Two Pointer Technique
The Two Pointer technique uses two indices that move through the array, usually from opposite ends or at different speeds. It converts many O(n^2) problems into O(n).
- Analogy: Two people searching a library shelf from opposite ends, moving toward each other until they meet.
When to use Two Pointers:
- Finding pairs that satisfy a condition (e.g., two numbers that sum to a target)
- Removing duplicates from a sorted array
- Reversing an array in-place
- Partitioning arrays (like in quicksort)

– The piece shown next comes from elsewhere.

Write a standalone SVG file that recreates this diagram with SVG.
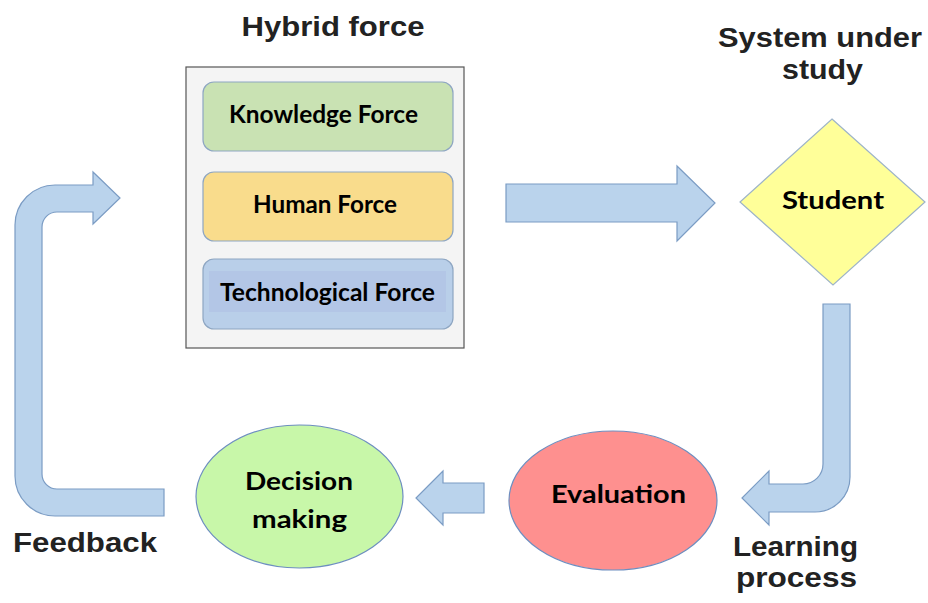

Example: Find a pair with given sum in a sorted array
In this example the pair was found in the first step, but typically the pointers walk inward:
- If
sum < target: move left pointer right (need a larger number) - If
sum > target: move right pointer left (need a smaller number) - If
sum == target: found it!
// Find two numbers in a sorted array that add up to target
pair<int, int> twoSumSorted(int arr[], int n, int target) {
int left = 0, right = n - 1;
while (left < right) {
int sum = arr[left] + arr[right];
if (sum == target)
return {left, right};
else if (sum < target)
left++; // Need larger sum
else
right--; // Need smaller sum
}
return {-1, -1}; // No pair found
}- Time Complexity: O(N) — each pointer moves at most N times
- Space Complexity: O(1)
Example: Remove duplicates from sorted array (in-place)

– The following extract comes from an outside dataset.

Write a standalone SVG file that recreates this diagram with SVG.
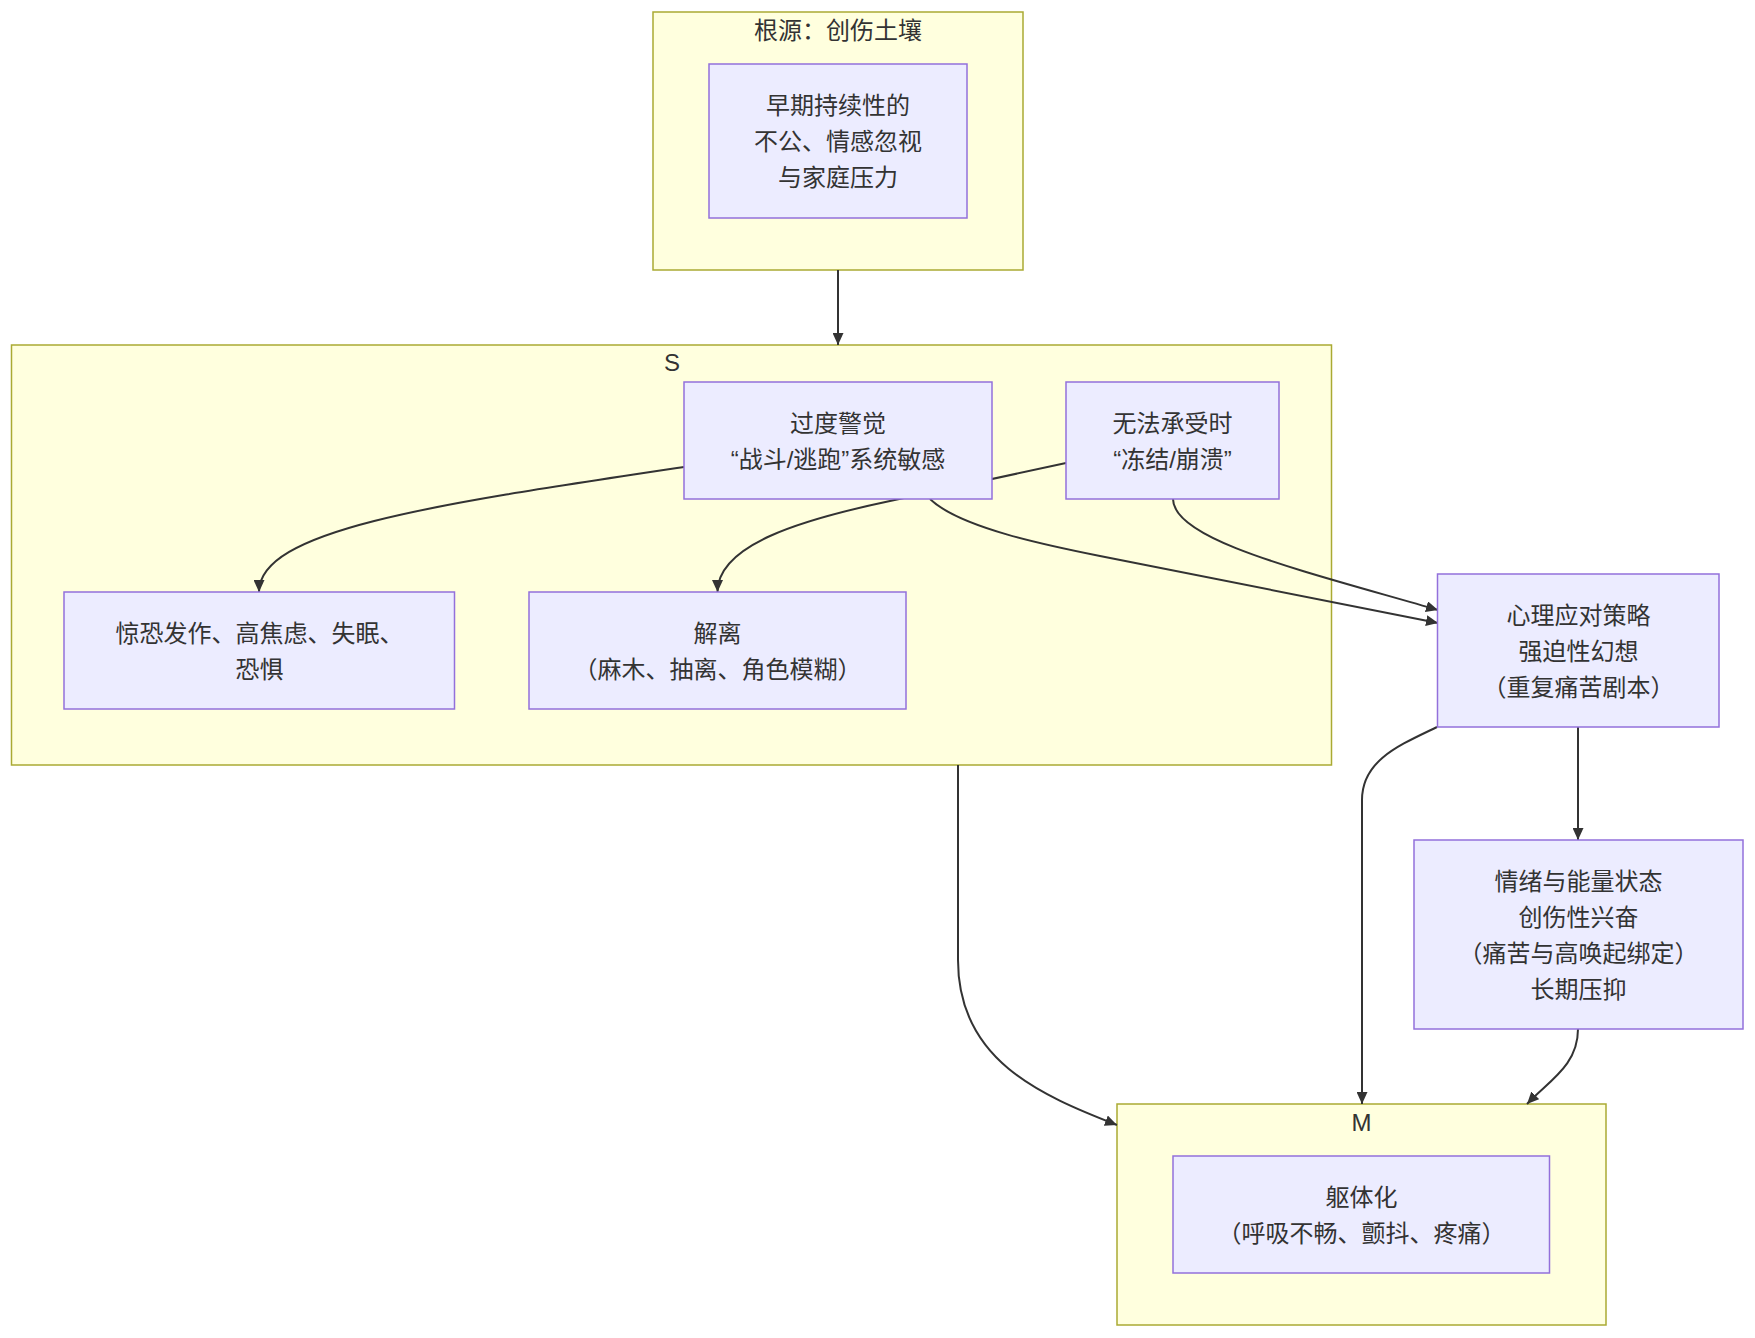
<svg xmlns="http://www.w3.org/2000/svg" width="1755" height="1338" viewBox="0 0 1755 1338">
<defs>
<style>
.cluster rect{fill:#ffffde;stroke:#aaaa33;stroke-width:1.5}
.node rect{fill:#ececff;stroke:#9370db;stroke-width:1.5}
text{font-family:"Liberation Sans","Noto Sans CJK SC",sans-serif;font-size:24px;fill:#333333;text-anchor:middle}
.edge{fill:none;stroke:#333333;stroke-width:2}
</style>
<marker id="arrow" viewBox="0 0 12 11" refX="12" refY="5.5" markerWidth="12" markerHeight="11" markerUnits="userSpaceOnUse" orient="auto">
<path d="M0,0 L12,5.5 L0,11 z" fill="#333333"/>
</marker>
</defs>
<rect width="1755" height="1338" fill="#ffffff"/>

<g id="cluster-root" class="cluster">
<rect x="653" y="12" width="370" height="258"/>
<text x="838" y="39">根源：创伤土壤</text>
</g>
<g id="cluster-S" class="cluster">
<rect x="11.5" y="345" width="1320" height="420"/>
<text x="672" y="371">S</text>
</g>
<g id="cluster-M" class="cluster">
<rect x="1117" y="1104" width="489" height="221"/>
<text x="1361.5" y="1131">M</text>
</g>

<g id="connectors">
<path class="edge" d="M838,270 L838,345" marker-end="url(#arrow)"/>
<path class="edge" d="M684,467 C430,505 259,530 259,592" marker-end="url(#arrow)"/>
<path class="edge" d="M1066,463 L890,501 C800,520 717.5,545 717.5,592" marker-end="url(#arrow)"/>
<path class="edge" d="M930,499 C960,528 1050,546 1100,556 L1438,623" marker-end="url(#arrow)"/>
<path class="edge" d="M1173,499 C1173,540 1300,570 1438,610" marker-end="url(#arrow)"/>
<path class="edge" d="M1437,727 C1400,745 1362,760 1362,800 L1362,1104" marker-end="url(#arrow)"/>
<path class="edge" d="M1578,727 L1578,840" marker-end="url(#arrow)"/>
<path class="edge" d="M1578,1029 C1578,1065 1550,1080 1527,1104" marker-end="url(#arrow)"/>
<path class="edge" d="M958,765 L958,960 C958,1060 1040,1095 1117,1125" marker-end="url(#arrow)"/>
</g>

<g id="node-A" class="node">
<rect x="709" y="64" width="258" height="154"/>
<text x="838" y="114">早期持续性的</text>
<text x="838" y="150">不公、情感忽视</text>
<text x="838" y="186">与家庭压力</text>
</g>
<g id="node-B" class="node">
<rect x="684" y="382" width="308" height="117"/>
<text x="838" y="431.5">过度警觉</text>
<text x="838" y="467.5">“战斗/逃跑”系统敏感</text>
</g>
<g id="node-C" class="node">
<rect x="1066" y="382" width="213" height="117"/>
<text x="1172.5" y="431.5">无法承受时</text>
<text x="1172.5" y="467.5">“冻结/崩溃”</text>
</g>
<g id="node-D" class="node">
<rect x="64" y="592" width="390.5" height="117"/>
<text x="259.5" y="641.5">惊恐发作、高焦虑、失眠、</text>
<text x="259.5" y="677.5">恐惧</text>
</g>
<g id="node-E" class="node">
<rect x="529" y="592" width="377" height="117"/>
<text x="717.5" y="641.5">解离</text>
<text x="717.5" y="677.5">（麻木、抽离、角色模糊）</text>
</g>
<g id="node-F" class="node">
<rect x="1437.5" y="574" width="281.5" height="153"/>
<text x="1578.5" y="623.5">心理应对策略</text>
<text x="1578.5" y="659.5">强迫性幻想</text>
<text x="1578.5" y="695.5">（重复痛苦剧本）</text>
</g>
<g id="node-G" class="node">
<rect x="1414" y="840" width="329" height="189"/>
<text x="1578.5" y="889.5">情绪与能量状态</text>
<text x="1578.5" y="925.5">创伤性兴奋</text>
<text x="1578.5" y="961.5">（痛苦与高唤起绑定）</text>
<text x="1578.5" y="997.5">长期压抑</text>
</g>
<g id="node-H" class="node">
<rect x="1173" y="1156" width="376.5" height="117"/>
<text x="1361.5" y="1205.5">躯体化</text>
<text x="1361.5" y="1241.5">（呼吸不畅、颤抖、疼痛）</text>
</g>
</svg>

// Returns new length with duplicates removed
int removeDuplicates(int arr[], int n) {
if (n == 0) return 0;
int writeIdx = 1; // Slow pointer (where to write next unique)
for (int readIdx = 1; readIdx < n; readIdx++) { // Fast pointer
if (arr[readIdx] != arr[readIdx - 1]) {
arr[writeIdx] = arr[readIdx];
writeIdx++;
}
}
return writeIdx; // New length
}
// Input: [1, 1, 2, 2, 3, 4, 4, 5]
// Output: [1, 2, 3, 4, 5, ...] length = 5Sliding Window Technique
The Sliding Window maintains a “window” (subarray) that slides across the array. Instead of recalculating everything for each position, you add the new element and remove the old one.
- Analogy: Looking through a train window at scenery passing by. The window frame stays the same size, but the view changes as you move.
When to use Sliding Window:
- Maximum/minimum sum subarray of size k
- Longest substring with certain property
- Counting subarrays satisfying a condition
Example: Maximum sum of subarray of size k
Without sliding window, you’d compute the sum from scratch for each position: O(n*k). With sliding window, you update the sum incrementally: O(n).
int maxSumSubarray(int arr[], int n, int k) {
// Compute sum of first window
int windowSum = 0;
for (int i = 0; i < k; i++)
windowSum += arr[i];
int maxSum = windowSum;
// Slide the window: add next element, remove first element
for (int i = k; i < n; i++) {
windowSum += arr[i] - arr[i - k];
maxSum = max(maxSum, windowSum);
}
return maxSum;
}
// arr = {2, 1, 5, 1, 3, 2}, k = 3
// Windows: [2,1,5]=8, [1,5,1]=7, [5,1,3]=9, [1,3,2]=6
// Answer: 9- Time Complexity: O(N) — single pass through the array
- Space Complexity: O(1)
Choosing the Right Technique
| Problem Pattern | Technique | Example |
|---|---|---|
| Find element in unsorted array | Linear Search | ”Is 42 in this array?” |
| Find element in sorted array | Binary Search | ”Find position of 42 in sorted array” |
| Pair with target sum (sorted) | Two Pointers | ”Two numbers that add to 10” |
| Subarray of fixed size | Sliding Window | ”Max sum of 3 consecutive elements” |
| In-place rearrangement | Two Pointers | ”Remove duplicates”, “Partition” |
| Search with a condition | Binary Search | ”First element >= 50” |
Pro Tip: Many problems can be solved with multiple techniques. The key is recognizing which one gives you the best time complexity. When in doubt: sort first if you need Binary Search or Two Pointers; use Sliding Window for subarray problems with a size constraint.